**PROMPT:** Reproduce, character for character, the lines below from the first through the one with "3000, 3500, 4000];". Leave pictures out.

Records with drawing code
· · · ·
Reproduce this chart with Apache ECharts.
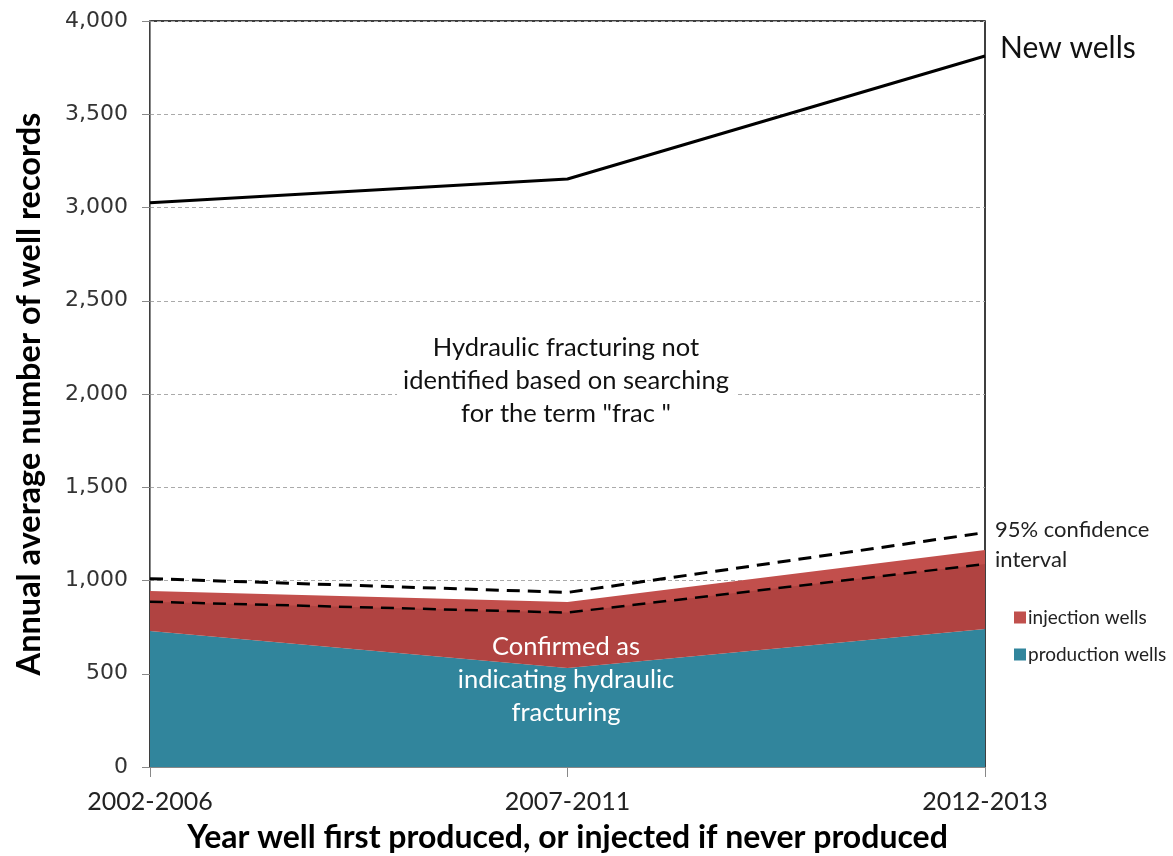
<!DOCTYPE html>
<html>
<head>
<meta charset="utf-8">
<script src="https://cdn.jsdelivr.net/npm/echarts@6/dist/echarts.min.js"></script>
<style>
html,body{margin:0;padding:0;background:#fff;}
#chart{width:1173px;height:856px;}
</style>
</head>
<body>
<div id="chart"></div>
<script>
const categories = ['2002-2006', '2007-2011', '2012-2013'];
const newWells = [3025, 3153, 3812];
const productionWells = [729, 531, 740];
const injectionWells = [215, 354, 423];
const ciUpper = [1010, 936, 1257];
const ciLower = [886, 828, 1088];
const yTicks = [0, 500, 1000, 1500, 2000, 2500, 3000, 3500, 4000];

const chart = echarts.init(document.getElementById('chart'));
const band = ciLower.map((v, i) => v - productionWells[i]);
const titleFont = 'Lato, "Open Sans", sans-serif';

chart.setOption({
  animation: false,
  backgroundColor: '#fff',
  grid: {left: 150, right: 188, top: 21, bottom: 89, containLabel: false, outerBoundsMode: 'none',
    show: true, borderColor: '#000', borderWidth: 1.5, backgroundColor: 'transparent'},
  legend: {
    data: ['injection wells', 'production wells'],
    orient: 'vertical', left: 1009, top: 603,
    icon: 'rect', itemWidth: 12, itemHeight: 12, itemGap: 18,
    textStyle: {fontFamily: titleFont, fontSize: 19, color: '#222', padding: [0, 0, 0, -3]}
  },
  xAxis: {
    type: 'category', data: categories, boundaryGap: false,
    name: 'Year well first produced, or injected if never produced',
    nameLocation: 'middle', nameGap: 55,
    nameTextStyle: {fontFamily: titleFont, fontWeight: 'bold', fontSize: 32, color: '#000'},
    axisLine: {lineStyle: {color: '#888', width: 1}},
    axisTick: {show: true, alignWithLabel: true, length: 10, lineStyle: {color: '#888'}},
    axisLabel: {fontFamily: titleFont, fontSize: 25, color: '#222', margin: 22}
  },
  yAxis: {
    type: 'value', min: 0, max: 4000, interval: 500,
    name: 'Annual average number of well records',
    nameLocation: 'middle', nameGap: 104,
    nameTextStyle: {fontFamily: titleFont, fontWeight: 'bold', fontSize: 32.5, color: '#000'},
    axisLine: {show: true, lineStyle: {color: '#888', width: 1}},
    axisTick: {show: true, length: 8, lineStyle: {color: '#888'}},
    axisLabel: {fontFamily: 'DejaVu Sans', fontSize: 22, color: '#333', margin: 22,
      formatter: v => yTicks.includes(v) ? v.toLocaleString('en-US') : ''},
    splitLine: {show: true, lineStyle: {color: '#aaa', type: [4, 3], width: 1}}
  },
  series: [
    {name: 'production wells', type: 'line', stack: 'a', data: productionWells, symbol: 'none',
      lineStyle: {width: 0}, areaStyle: {color: '#31859C', opacity: 1}, itemStyle: {color: '#31859C'}, z: 2},
    {name: 'injection wells', type: 'line', stack: 'a', data: injectionWells, symbol: 'none',
      lineStyle: {width: 0}, areaStyle: {color: '#C24F4C', opacity: 1}, itemStyle: {color: '#C0504D'}, z: 2},
    {name: 'base', type: 'line', stack: 'b', data: productionWells, symbol: 'none',
      lineStyle: {width: 0}, areaStyle: {opacity: 0}, z: 3, silent: true},
    {name: 'lowerShade', type: 'line', stack: 'b', data: band, symbol: 'none',
      lineStyle: {width: 0}, areaStyle: {color: 'rgba(70,0,0,0.14)', opacity: 1}, z: 3, silent: true},
    {name: 'ciUpper', type: 'line', data: ciUpper, symbol: 'none',
      lineStyle: {color: '#000', width: 3, type: [13, 8]}, z: 5},
    {name: 'ciLower', type: 'line', data: ciLower, symbol: 'none',
      lineStyle: {color: '#000', width: 2.5, type: [13, 8]}, z: 5},
    {name: 'New wells', type: 'line', data: newWells, symbol: 'none',
      lineStyle: {color: '#000', width: 3}, z: 5}
  ],
  graphic: [
    {type: 'text', left: 1000, top: 33, style: {text: 'New wells', font: '30px ' + titleFont, fill: '#111'}},
    {type: 'text', left: 995, top: 519, style: {text: '95% confidence', font: '22px ' + titleFont, fill: '#222'}},
    {type: 'text', left: 995, top: 549, style: {text: 'interval', font: '22px ' + titleFont, fill: '#222'}},
    {type: 'text', x: 566, y: 381, style: {
      text: 'Hydraulic fracturing not\nidentified based on searching\nfor the term "frac "',
      font: '25.5px ' + titleFont, fill: '#111', align: 'center', verticalAlign: 'middle', lineHeight: 33,
      backgroundColor: '#fff', padding: [2, 6]}, z: 10},
    {type: 'text', x: 566, y: 680, style: {
      text: 'Confirmed as\nindicating hydraulic\nfracturing',
      font: '25.5px ' + titleFont, fill: '#fff', align: 'center', verticalAlign: 'middle', lineHeight: 33}, z: 10}
  ]
});
</script>
</body>
</html>
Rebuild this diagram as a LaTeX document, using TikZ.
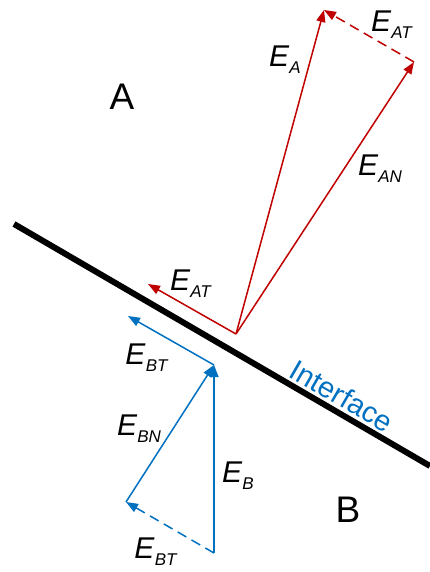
\documentclass[tikz,border=0pt]{standalone}
\usepackage{fontspec}
\setmainfont{Liberation Sans}
\usetikzlibrary{arrows.meta}
\definecolor{fieldA}{HTML}{C00000}
\definecolor{fieldB}{HTML}{0070C0}
\newcommand{\field}[1]{\textit{E}\raisebox{-7pt}{\fontsize{17}{17}\selectfont\textit{#1}}}

\begin{document}
\begin{tikzpicture}[x=1pt,y=-1pt,>={Triangle[length=12pt,width=9pt]},every node/.style={inner sep=0pt,font=\fontsize{30}{30}\selectfont}]
\useasboundingbox (0,0) rectangle (430,572);
% interface
\coordinate (il) at (14,224);
\coordinate (ir) at (430,466);
\draw[line width=6pt] (il) -- (ir);
\node[fieldB,rotate=-30,font=\fontsize{29}{29}\selectfont] (iface) at (342,396) {Interface};
\node[font=\fontsize{37}{37}\selectfont] (ma) at (122,97) {A};
\node[font=\fontsize{37}{37}\selectfont] (mb) at (348,510) {B};
% medium A
\coordinate (oa) at (236,334);
\coordinate (ea) at (324,10);
\coordinate (ean) at (414,62);
\coordinate (eat) at (148,284);
\draw[->,fieldA,line width=1.5pt] (oa) -- (ea);
\draw[->,fieldA,line width=1.5pt] (oa) -- (ean);
\draw[->,fieldA,line width=1.5pt,dash pattern=on 10pt off 6pt] (ean) -- (ea);
\draw[->,fieldA,line width=1.5pt] (oa) -- (eat);
\node (lea) at (285,60) {\field{A}};
\node (leat) at (392,25) {\field{AT}};
\node (lean) at (380,169) {\field{AN}};
\node (leat2) at (191,284) {\field{AT}};
% medium B
\coordinate (ob) at (214,553);
\coordinate (eb) at (214,365);
\coordinate (ebn) at (126,502);
\coordinate (ebt) at (128,316);
\draw[->,fieldB,line width=1.5pt] (ob) -- (eb);
\draw[->,fieldB,line width=1.5pt] (ebn) -- (eb);
\draw[->,fieldB,line width=1.5pt,dash pattern=on 10pt off 6pt] (ob) -- (ebn);
\draw[->,fieldB,line width=1.5pt] (eb) -- (ebt);
\node (lebt) at (147,358) {\field{BT}};
\node (lebn) at (139,429) {\field{BN}};
\node (leb) at (238,476) {\field{B}};
\node (lebt2) at (156,552) {\field{BT}};
\end{tikzpicture}
\end{document}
· · · ·
**TASK RESPONSE:**
Reproduce this chart with Apache ECharts.
<!DOCTYPE html>
<html>
<head>
<meta charset="utf-8">
<script src="https://cdn.jsdelivr.net/npm/echarts@6/dist/echarts.min.js"></script>
<style>
html,body{margin:0;padding:0;background:#fff;}
#chart{width:1173px;height:856px;}
</style>
</head>
<body>
<div id="chart"></div>
<script>
const categories = ['2002-2006', '2007-2011', '2012-2013'];
const newWells = [3025, 3153, 3812];
const productionWells = [729, 531, 740];
const injectionWells = [215, 354, 423];
const ciUpper = [1010, 936, 1257];
const ciLower = [886, 828, 1088];
const yTicks = [0, 500, 1000, 1500, 2000, 2500, 3000, 3500, 4000];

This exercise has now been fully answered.